13 / Juil

Trouble sur la titularité des droits d’auteur de l’œuvre d’Hergé

Le 29 mai 2015, un exemplaire spécial du tout premier album de Tintin, paru il y a 85 ans « Tintin au pays des Soviets », a été adjugé 30.000 euros lors d’une vente aux enchères de la maison Catawiki.

Lors de cette vente en ligne dédiée à l’œuvre de Hergé, un autre exemplaire de luxe de l’album « Tintin au Tibet » (1960) a été adjugé 13.000 euros, tandis qu’un exemplaire très rare du « Sceptre d’Ottokar » (1947) a été vendu pour la somme de 7.500 euros. Au total, la vente a rapporté quelque 150.000 euros.

Des chiffres qui donnent le vertige et qui ne font que rappeler l’intérêt toujours croissant des fans de cette œuvre. Un intérêt partagé avec les héritiers de l’auteur qui sont bien connus des tintinophiles habitués aux nombreux procès intentés et gagnés même contre les fans du reporter belge.

Mais aujourd’hui, la société Moulinsart SA, société chargée de l’exploitation commerciale de l’œuvre d’Hergé (produits dérivés, multimédia, applications…), vient de perdre son premier procès, aux Pays-Bas, sur l’utilisation d’extraits d’albums de « Tintin ». Une décision qui pourrait avoir de lourdes conséquences pour les héritiers.

En l’espèce, en 2012, Moulinsart SA avait attaqué en justice une petite association néerlandaise de fans de Tintin nommée la Société Hergé, fondée en 1999. Regroupant près de 650 membres, cette association édite, trois fois par an, un magazine de 32 à 40 pages intitulé « Duizend Bommen », destiné à ses membres. Les articles sur l’œuvre et la vie d’Hergé y sont illustrés de vignettes tirées des célèbres albums sans que les héritiers ne reçoivent aucune redevance liée à l’exploitation de l’œuvre.

La société s’opposait donc à cette reproduction des vignettes sans versement de droit d’auteur car elle considérait que cette exploitation était contraire au droit d’auteur. D’ailleurs, rappellerait-elle, toutes les associations de fan de Tintin versent des droits d’auteur.

Mais rebondissement inattendu au Pays-Bas, contre toute attente, les défenseurs vont réussir à gagner le procès grâce à un document contractuel de 1942 dans lequel le dessinateur de Tintin cède le droit exclusif de publication des albums des aventures de Tintin à l’éditeur Casterman et non à la société Moulinsart SA.

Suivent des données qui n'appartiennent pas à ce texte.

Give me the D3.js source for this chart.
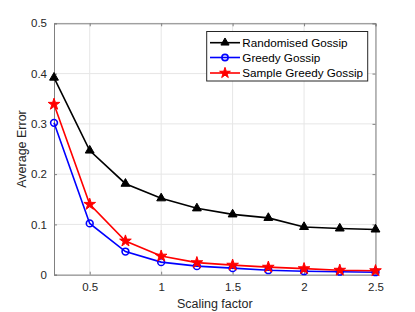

Ainsi fin mai 2015, les juges de la Cour d’appel de La Haye ont indiqué qu’au vu du document en question : « Moulinsart n’est pas celui qui peut décider de qui peut publier des images tirées des albums et ne dispose donc pas des droits d’auteurs pertinents dans cette affaire. »

Moulinsart SA, qui n’a plus la qualité pour agir, ne peut légitiment attaquer cette association pour la reproduction des œuvres de Hergé. Pour cause, seul le titulaire du droit d’auteur peut se prévaloir d’une atteinte à ce droit.

Un jugement qui pourrait coûter très cher à Moulinsart SA, s’il faisait jurisprudence. Pour Stijn Verbeek, le secrétaire de la Société Hergé, se confiant à l’Agence France Presse, « La grande question, c’est de savoir s’ils (d’autres sociétés de fans) doivent continuer à payer Moulinsart ».

Dans Le Figaro, Emmanuel Pierrat, avocat parisien spécialiste du droit de l’édition, explique qu’il faut « mettre au clair la situation avec Casterman » car c’est désormais à eux que revient le choix d’interdire ou non la publication de vignettes. Il déclare à ce sujet :

« Casterman mène une politique plus cool vis-à-vis des Tintinophiles que Moulinsart et est plus à même de comprendre que le marché des albums de Tintin et la longévité de l’œuvre passent aussi par l’amour que l’on voue aux bandes dessinées. »

La société Moulinsart SA a décidé de contester la décision auprès de la Cour suprême des Pays Bas. Pour cause, les Editions Casterman tout comme la société Moulinsart SA sont surprises d’une telle décision car les deux groupes estiment que quand bien même Casterman possèderait les droits d’édition en toutes langues et pour le monde entier de l’œuvre, « tous les autres droits sont restés propriété d’Hergé, y compris les vignettes et autres dessins des albums exploités séparément ». Pour eux «la cour semble avoir fait une totale confusion entre les droits sur Tintin détenus respectivement par Moulinsart SA et les Éditions Casterman ».